Hierarchical clustering revealed three POD subtypes with significantly different length-of-stay (e.g., 21.5 vs 5 days) and 12-month survival (Subtype 2 > 3 > 1; p < 0.001).

Methodological Strengths

Secondary analysis of prospective cohorts with external validation.
Model interpretability via SHAP enhances clinical transparency.
Outcome-based clustering linking phenotypes to LOS and survival.

Limitations

Secondary analysis with potential for residual confounding and missing variables.
Generalizability beyond non-cardiac surgeries and across institutions needs further testing.
Delirium assessment methods and timing heterogeneity may affect labels.

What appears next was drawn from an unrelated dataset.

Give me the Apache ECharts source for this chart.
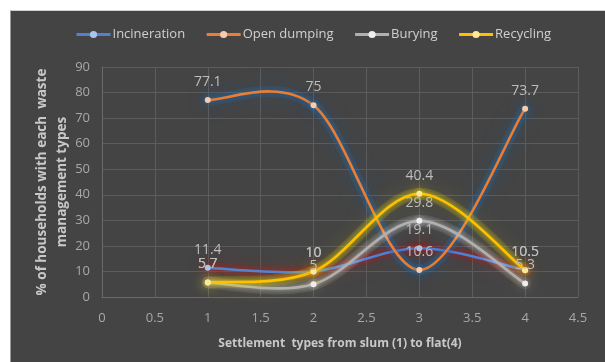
<!DOCTYPE html>
<html>
<head>
<meta charset="utf-8">
<script src="https://cdn.jsdelivr.net/npm/echarts@6/dist/echarts.min.js"></script>
<style>
  html, body { margin: 0; padding: 0; background: #ffffff; }
  #frame { position: absolute; left: 10px; top: 10px; width: 595px; height: 352px; background: #444444; border-left: 1px solid #9a9a9a; border-top: 1px solid #d0d0d0; box-sizing: border-box; }
  #chart { position: absolute; left: 0; top: 0; width: 605px; height: 362px; }
</style>
</head>
<body>
<div id="frame"></div>
<div id="chart"></div>
<script>
// Settlement type (1 = slum ... 4 = flat)
const settlementTypes = [1, 2, 3, 4];

// Share of households (%) per waste management type
const incineration = [11.4, 10, 19.1, 10.5];
const openDumping  = [77.1, 75, 10.6, 73.7];
const burying      = [5.7, 5, 29.8, 5.3];
const recycling    = [5.7, 10, 40.4, 10.5];

const xTicks = { min: 0, max: 4.5, interval: 0.5 };
const yTicks = { min: 0, max: 90, interval: 10 };

function pairs(values) {
  return settlementTypes.map((x, i) => [x, values[i]]);
}

// Cardinal-spline curve (tension 1/6) drawn segment by segment in pixel space,
// with a soft coloured halo underneath.
function curveSeries(values, lineColor, glow, halo) {
  const n = values.length;
  return {
    type: 'custom',
    coordinateSystem: 'cartesian2d',
    data: pairs(values),
    silent: true,
    z: 2,
    renderItem: function (params, api) {
      const i = params.dataIndex;
      if (i >= n - 1) return { type: 'group', children: [] };
      const p = settlementTypes.map((x, k) => api.coord([x, values[k]]));
      const p0 = p[Math.max(i - 1, 0)], p1 = p[i], p2 = p[i + 1], p3 = p[Math.min(i + 2, n - 1)];
      const t = 1 / 6;
      const shape = {
        x1: p1[0], y1: p1[1], x2: p2[0], y2: p2[1],
        cpx1: p1[0] + (p2[0] - p0[0]) * t, cpy1: p1[1] + (p2[1] - p0[1]) * t,
        cpx2: p2[0] - (p3[0] - p1[0]) * t, cpy2: p2[1] - (p3[1] - p1[1]) * t
      };
      return {
        type: 'group',
        children: [
          { type: 'bezierCurve', shape: shape,
            style: { fill: 'none', stroke: halo, lineWidth: 12, lineCap: 'round', shadowBlur: 20, shadowColor: glow } },
          { type: 'bezierCurve', shape: shape,
            style: { fill: 'none', stroke: lineColor, lineWidth: 2.6, lineCap: 'round', shadowBlur: 5, shadowColor: glow } }
        ]
      };
    }
  };
}

// Markers, value labels and legend entry for each series
function pointSeries(name, values, lineColor, dotColor, glow) {
  return {
    name: name,
    type: 'line',
    data: pairs(values),
    z: 4,
    symbol: 'circle',
    symbolSize: 6,
    itemStyle: { color: dotColor, borderColor: dotColor, borderWidth: 0, shadowColor: glow, shadowBlur: 14 },
    lineStyle: { color: lineColor, opacity: 0 },
    label: {
      show: true, position: 'top', distance: 8,
      color: '#bdbdbd', fontSize: 14, fontFamily: 'Open Sans'
    },
    emphasis: { disabled: true }
  };
}

const styles = {
  inc:  { line: '#4f81d4', dot: '#a9c4f0', glow: 'rgba(190,25,25,0.85)',  halo: 'rgba(170,30,30,0.16)' },
  dump: { line: '#ed7d31', dot: '#f8cbad', glow: 'rgba(30,110,185,0.85)', halo: 'rgba(35,105,175,0.16)' },
  bury: { line: '#b0b0b0', dot: '#eeeeee', glow: 'rgba(255,255,255,0.6)', halo: 'rgba(255,255,255,0.07)' },
  rec:  { line: '#ffc000', dot: '#ffe699', glow: 'rgba(255,235,0,0.8)',   halo: 'rgba(240,220,0,0.13)' }
};

const chart = echarts.init(document.getElementById('chart'), null, { renderer: 'canvas' });
chart.setOption({
  backgroundColor: 'transparent',
  animation: false,
  legend: {
    top: 23, left: 70,
    itemWidth: 34, itemHeight: 9, itemGap: 20,
    lineStyle: { width: 3, opacity: 1, shadowBlur: 0 },
    itemStyle: { shadowBlur: 0 },
    textStyle: { color: '#d0d0d0', fontSize: 13, fontFamily: 'Open Sans', padding: [0, 0, 0, -3] },
    data: ['Incineration', 'Open dumping', 'Burying', 'Recycling']
  },
  grid: { left: 102, right: 27, top: 67, bottom: 65, containLabel: false },
  graphic: [{
    type: 'text',
    x: 52, y: 182,
    rotation: Math.PI / 2,
    style: {
      text: '% of households with each  waste\nmanagement types',
      fill: '#c8c8c8',
      font: 'bold 13.5px "Open Sans"',
      lineHeight: 20,
      align: 'center',
      verticalAlign: 'middle'
    }
  }],
  xAxis: {
    type: 'value', min: xTicks.min, max: xTicks.max, interval: xTicks.interval,
    name: 'Settlement  types from slum (1) to flat(4)',
    nameLocation: 'middle', nameGap: 41,
    nameTextStyle: { color: '#c8c8c8', fontSize: 12, fontWeight: 'bold', fontFamily: 'Open Sans' },
    axisLine: { show: true, lineStyle: { color: '#6a6a6a' } },
    axisTick: { show: false },
    axisLabel: { color: '#a8a8a8', fontSize: 13, margin: 15, fontFamily: 'Open Sans' },
    splitLine: { show: true, lineStyle: { color: '#5c5c5c' } }
  },
  yAxis: {
    type: 'value', min: yTicks.min, max: yTicks.max, interval: yTicks.interval,
    axisLine: { show: true, lineStyle: { color: '#6a6a6a' } },
    axisTick: { show: false },
    axisLabel: { color: '#a8a8a8', fontSize: 13, margin: 12, fontFamily: 'Open Sans' },
    splitLine: { show: true, lineStyle: { color: '#5c5c5c' } }
  },
  series: [
    curveSeries(incineration, styles.inc.line, styles.inc.glow, styles.inc.halo),
    curveSeries(openDumping, styles.dump.line, styles.dump.glow, styles.dump.halo),
    curveSeries(burying, styles.bury.line, styles.bury.glow, styles.bury.halo),
    curveSeries(recycling, styles.rec.line, styles.rec.glow, styles.rec.halo),
    pointSeries('Incineration', incineration, styles.inc.line, styles.inc.dot, styles.inc.glow),
    pointSeries('Open dumping', openDumping, styles.dump.line, styles.dump.dot, styles.dump.glow),
    pointSeries('Burying', burying, styles.bury.line, styles.bury.dot, styles.bury.glow),
    pointSeries('Recycling', recycling, styles.rec.line, styles.rec.dot, styles.rec.glow)
  ]
});
</script>
</body>
</html>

Future Directions: Prospective interventional trials targeting identified subtypes, EHR-integrated risk alerts, and calibration across diverse surgical populations.

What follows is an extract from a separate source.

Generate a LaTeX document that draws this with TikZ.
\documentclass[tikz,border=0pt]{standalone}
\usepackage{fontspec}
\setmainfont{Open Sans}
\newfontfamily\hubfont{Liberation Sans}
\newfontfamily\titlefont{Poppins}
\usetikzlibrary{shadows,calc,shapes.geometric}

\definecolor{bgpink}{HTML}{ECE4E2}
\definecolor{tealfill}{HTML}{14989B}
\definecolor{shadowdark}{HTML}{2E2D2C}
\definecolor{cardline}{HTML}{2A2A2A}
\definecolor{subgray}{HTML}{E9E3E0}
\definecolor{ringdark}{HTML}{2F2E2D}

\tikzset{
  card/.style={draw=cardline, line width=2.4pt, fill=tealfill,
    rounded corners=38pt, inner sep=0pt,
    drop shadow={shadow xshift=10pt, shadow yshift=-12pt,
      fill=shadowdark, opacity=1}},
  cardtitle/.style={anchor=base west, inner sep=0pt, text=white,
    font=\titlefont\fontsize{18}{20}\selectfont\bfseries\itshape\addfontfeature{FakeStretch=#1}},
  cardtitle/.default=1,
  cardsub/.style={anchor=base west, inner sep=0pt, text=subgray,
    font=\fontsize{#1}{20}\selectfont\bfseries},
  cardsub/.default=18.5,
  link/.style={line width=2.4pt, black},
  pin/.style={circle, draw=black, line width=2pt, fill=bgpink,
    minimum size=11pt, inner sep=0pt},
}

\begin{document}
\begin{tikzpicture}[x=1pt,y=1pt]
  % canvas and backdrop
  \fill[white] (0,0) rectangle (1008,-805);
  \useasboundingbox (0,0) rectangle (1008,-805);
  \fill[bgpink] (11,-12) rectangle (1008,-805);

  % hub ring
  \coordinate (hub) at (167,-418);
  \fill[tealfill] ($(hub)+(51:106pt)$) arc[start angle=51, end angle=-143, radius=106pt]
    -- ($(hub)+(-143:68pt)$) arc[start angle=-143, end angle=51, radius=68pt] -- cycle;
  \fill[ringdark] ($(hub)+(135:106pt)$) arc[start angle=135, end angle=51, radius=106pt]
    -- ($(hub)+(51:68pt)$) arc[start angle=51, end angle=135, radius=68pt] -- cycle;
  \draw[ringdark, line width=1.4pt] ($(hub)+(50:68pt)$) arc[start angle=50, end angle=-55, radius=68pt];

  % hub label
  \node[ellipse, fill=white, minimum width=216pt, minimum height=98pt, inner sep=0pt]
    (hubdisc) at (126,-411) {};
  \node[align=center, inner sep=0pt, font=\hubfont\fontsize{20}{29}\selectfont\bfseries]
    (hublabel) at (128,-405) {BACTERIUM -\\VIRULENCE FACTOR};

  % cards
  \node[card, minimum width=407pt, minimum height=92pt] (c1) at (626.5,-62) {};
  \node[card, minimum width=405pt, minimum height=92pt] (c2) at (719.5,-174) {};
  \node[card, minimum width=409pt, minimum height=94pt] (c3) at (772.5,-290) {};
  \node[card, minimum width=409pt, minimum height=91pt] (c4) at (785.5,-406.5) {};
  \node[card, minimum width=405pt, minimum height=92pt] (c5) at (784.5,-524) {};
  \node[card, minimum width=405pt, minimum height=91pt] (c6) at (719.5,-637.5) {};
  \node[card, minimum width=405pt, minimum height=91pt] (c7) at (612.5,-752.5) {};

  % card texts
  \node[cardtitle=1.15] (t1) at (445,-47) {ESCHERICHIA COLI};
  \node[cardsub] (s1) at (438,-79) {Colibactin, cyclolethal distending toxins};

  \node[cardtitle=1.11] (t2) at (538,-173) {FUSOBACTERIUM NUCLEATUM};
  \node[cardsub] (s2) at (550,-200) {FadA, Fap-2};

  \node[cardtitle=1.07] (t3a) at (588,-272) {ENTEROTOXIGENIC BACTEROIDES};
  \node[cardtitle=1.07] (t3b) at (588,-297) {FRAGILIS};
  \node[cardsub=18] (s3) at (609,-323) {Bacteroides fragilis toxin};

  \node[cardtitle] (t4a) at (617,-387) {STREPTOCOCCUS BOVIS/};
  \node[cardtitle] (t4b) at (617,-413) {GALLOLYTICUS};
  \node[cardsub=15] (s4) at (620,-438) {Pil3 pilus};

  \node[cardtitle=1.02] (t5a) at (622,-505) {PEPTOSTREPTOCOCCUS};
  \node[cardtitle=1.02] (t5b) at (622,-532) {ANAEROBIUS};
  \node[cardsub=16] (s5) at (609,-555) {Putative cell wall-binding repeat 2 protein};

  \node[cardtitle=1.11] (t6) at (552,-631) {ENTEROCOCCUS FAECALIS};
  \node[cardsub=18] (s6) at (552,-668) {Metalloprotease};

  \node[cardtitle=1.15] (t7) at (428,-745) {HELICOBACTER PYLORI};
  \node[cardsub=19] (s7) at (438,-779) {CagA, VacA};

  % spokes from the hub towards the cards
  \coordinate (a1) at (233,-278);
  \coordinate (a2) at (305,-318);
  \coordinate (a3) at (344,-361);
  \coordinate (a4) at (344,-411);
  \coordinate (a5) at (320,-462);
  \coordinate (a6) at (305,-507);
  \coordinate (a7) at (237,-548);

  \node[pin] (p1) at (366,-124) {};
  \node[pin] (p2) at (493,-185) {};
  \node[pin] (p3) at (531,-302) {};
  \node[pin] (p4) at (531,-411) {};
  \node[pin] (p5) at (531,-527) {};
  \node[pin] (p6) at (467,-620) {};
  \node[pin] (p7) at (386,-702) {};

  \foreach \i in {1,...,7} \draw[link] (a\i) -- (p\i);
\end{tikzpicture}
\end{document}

STUDY OBJECTIVE: To leverage perioperative indicators in developing an explainable machine learning (ML) model for postoperative delirium (POD) prediction, discover distinct data-driven POD subtypes through hierarchical clustering analysis, and enhance personalized risk stratification to inform targeted clinical interventions. METHODS: This is a secondary analysis of several prospective observational studies, including 1106 patients who had non-cardiac surgery. Univariate analysis and the least absolute shrinkage and selection operator (LASSO) regression was used to screen essential features associated with POD. We compared six algorithms: adaptive boosting with classification trees, random forest (RF), neural networks, support vector machines, extreme gradient boosting with classification trees and logistic regression. SHapley Additive exPlanations (SHAP). was used to interpret the best one and to externally validate it in another large tertiary hospital. Among patients who developed POD, we conducted hierarchical clustering analysis on the risk factors (identified through univariate screening in the prediction model) to delineate distinct subtypes. We then compared the length of postoperative hospital stay and mortality rates (at 1, 3, 6, and 12 months postoperatively) between the identified clusters. MAIN RESULTS: We identified 14 POD risk factors to develop ML models. The RF model performed best among the six ML models (area under the curve [AUC] of 0.85, 95 % confidence interval [CI], 0.78-0.91). SHAP analysis highlighted surgery duration, preoperative mini-mental state examination score, and Edmonton Frail Scale as the top predictors of POD. Hierarchical clustering identified three distinct POD subtypes: Subtype 1 (high-risk profile with significant comorbidity and inflammatory dysregulation, longest hospitalization: 21.5 days ([interquartile range (IQR) 19-28]; p < 0.001), Subtype 2 (resilient majority with optimal survival; Log-rank p < 0.001), and Subtype 3 (advanced age, frailty and low cognitive reserve, shortest hospitalization: 5 days [IQR 4-8]). Kaplan-Meier analysis showed significant 12-month survival differences among the subtypes (Subtype 2 > Subtype 3 > Subtype 1; p < 0.001). CONCLUSION: Our study validated the utility of ML models, particularly RF, in predicting POD and identified three novel data-driven subtypes with distinct clinical characteristics.